Anglo American has said it is suspending all operations at its Los Bronces copper mine in Chile. This after workers seized installations at the site as industrial relations hit new lows in the nation's largest industry.
Anglo American blamed a group of contractors and "unidentified people” for the occupation of parts of the mine and the takeover of outbuildings and trucks.
About 100 hooded protesters reportedly entered the mine - Anglo's biggest operation in the country and the world's fifth largest copper mine - in central Chile earlier on Wednesday, seizing installations and setting up barricades.
The company said it had requested police intervention and announced that it would take legal action "to protect the rights and safety of its workers and the property."
"The conditions are not present to guarantee the safety of the workers or operate under the necessary standards," Anglo American said in a statement, adding that it was implementing an evacuation plan for the 1,500 workers at Los Bronces.
The UK-based mining multinational from South Africa has - as have its rivals - faced protests in recent months from trades unions at its mines in Chile, whose copper industry is the world's largest producer of the metal and makes up one fifth of Chile's GDP.

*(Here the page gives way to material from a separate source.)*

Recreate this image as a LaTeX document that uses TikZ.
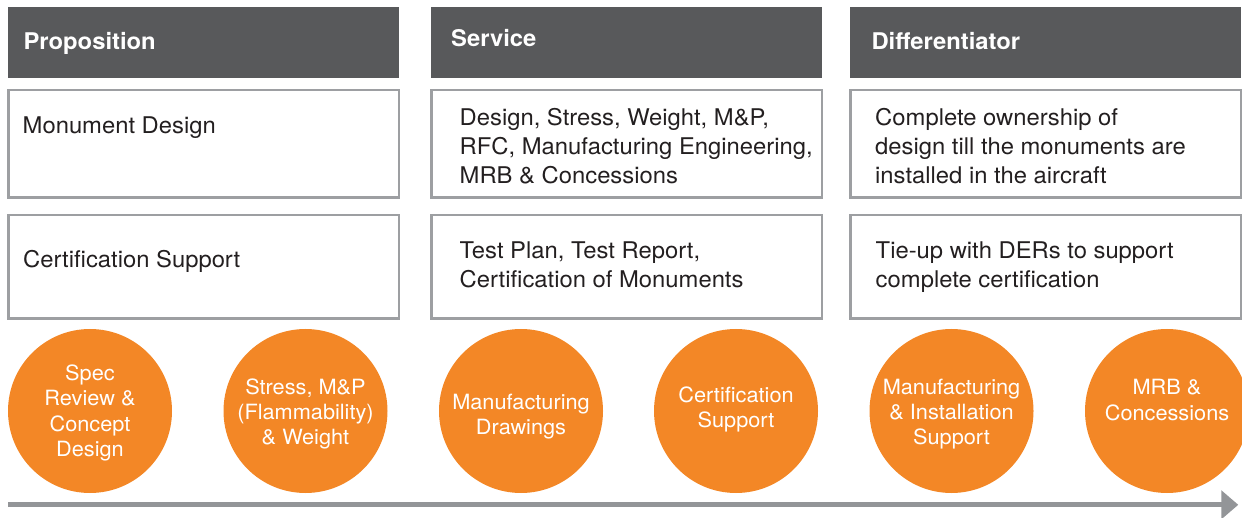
\documentclass[tikz,border=0pt]{standalone}
\usepackage{fontspec}
\setmainfont{TeX Gyre Heros}[FakeStretch=1.035]
\usetikzlibrary{positioning,arrows.meta}
\definecolor{headgray}{HTML}{58595B}
\definecolor{linegray}{HTML}{9D9FA2}
\definecolor{arrowgray}{HTML}{939598}
\definecolor{discorange}{HTML}{F38726}
\definecolor{inkblack}{HTML}{231F20}

\begin{document}
\begin{tikzpicture}[x=1pt,y=1pt,
        head/.style={fill=headgray,minimum width=391pt,minimum height=71pt,inner sep=0pt,outer sep=0pt,anchor=north west},
        headtext/.style={text=white,font=\fontsize{23}{28}\selectfont\bfseries,anchor=base west,inner sep=0pt},
        cell/.style={draw=linegray,line width=2.5pt,minimum width=390.5pt,inner sep=0pt,anchor=north west},
        celltext/.style={font=\fontsize{23}{28.7}\selectfont,text=inkblack,align=left,anchor=north west,inner sep=0pt},
        disc/.style={circle,fill=discorange,minimum size=164pt,inner sep=0pt},
        disctext/.style={text=white,font=\fontsize{21}{25.3}\selectfont,align=center,inner sep=0pt}]
\useasboundingbox (0,0) rectangle (1242,-518);

% header bars
\foreach[count=\xi] \x in {8,431,850}{
\node[head] (H-\xi) at (\x,-7) {};
}
\node[headtext] (H-1-t) at (23.3,-49.3) {Proposition};
\node[headtext] (H-2-t) at (451,-46.7) {Service};
\node[headtext] (H-3-t) at (871.3,-49.3) {Differentiator};

% the two rows of boxes
\foreach[count=\xi] \x in {7,430,849}{
\node[cell,minimum height=107.5pt] (C-1-\xi) at (\x,-89) {};
\node[cell,minimum height=103.5pt] (C-2-\xi) at (\x,-214) {};
}
\node[celltext] (C-1-1-t) at (22.5,-117) {Monument Design};
\node[celltext] (C-2-1-t) at (23,-250) {Certification Support};
\node[celltext] (C-1-2-t) at (459.5,-108.3) {Design, Stress, Weight, M\&P,\\RFC, Manufacturing Engineering,\\MRB \& Concessions};
\node[celltext] (C-2-2-t) at (459.5,-242) {Test Plan, Test Report,\\Certification of Monuments};
\node[celltext] (C-1-3-t) at (875,-108.3) {Complete ownership of\\design till the monuments are\\installed in the aircraft};
\node[celltext] (C-2-3-t) at (875.5,-242) {Tie-up with DERs to support\\complete certification};

% steps
\foreach[count=\xi] \x/\s/\t in {90/-2/{Spec\\Review \&\\Concept\\Design},
        305.5/-3/{Stress, M\&P\\(Flammability)\\\& Weight},
        521/-5.5/{Manufacturing\\Drawings},
        736/1.5/{Certification\\Support},
        951.5/-3/{Manufacturing\\\& Installation\\Support},
        1167/11/{MRB \&\\Concessions}}{
\node[disc] (D-\xi) at (\x,-411) {};
\node[disctext] (D-\xi-t) at ([yshift=\s pt]D-\xi.center) {\t};
}

% time line
\coordinate (T-start) at (8,-504.8);
\coordinate (T-end) at (1238.3,-504.8);
\draw[arrowgray,line width=5pt,-{Triangle[length=17pt,width=28pt]}] (T-start) -- (T-end);
\end{tikzpicture}
\end{document}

Unions - led by the Federation of Contract Workers - at the mine say the dispute stems from a process of outsourcing jobs, noting that two out of three workers is now working on short term contracts, with lower salaries and less job security. This, the union said, pits one group of workers against another as the company seeks to reign in costs as lower global copper prices bite into the company's finances.
The union representing contractors at Los Bronces is reportedly in talks with Anglo, which says its role is "facilitator” in the negotiations.
In September, over 1,700 Los Bronces workers staged a one-week strike over wages. Unions said the company had offered a one-off bonus of 9 million pesos ($13,600) and an interest-free loan of 3 million pesos ($4,500). Union president Eduardo Rocco has also accused the company of reneging on promises to build a dormitory for the workers.
Workers voted 858 to 508 then in favor of strike action after rejecting Anglo's offer.
Los Bronces, located at high altitude and subject to extreme weather, was taken over by South Africa-based Anglo American - one of the world's largest mining conglomerates - in 1980 and had not had a strike until this year.
Los Bronces, 3,500 meters high up in the Andes 65 km north-east of the capital Santiago, is also one of the few Anglo still has in Chile.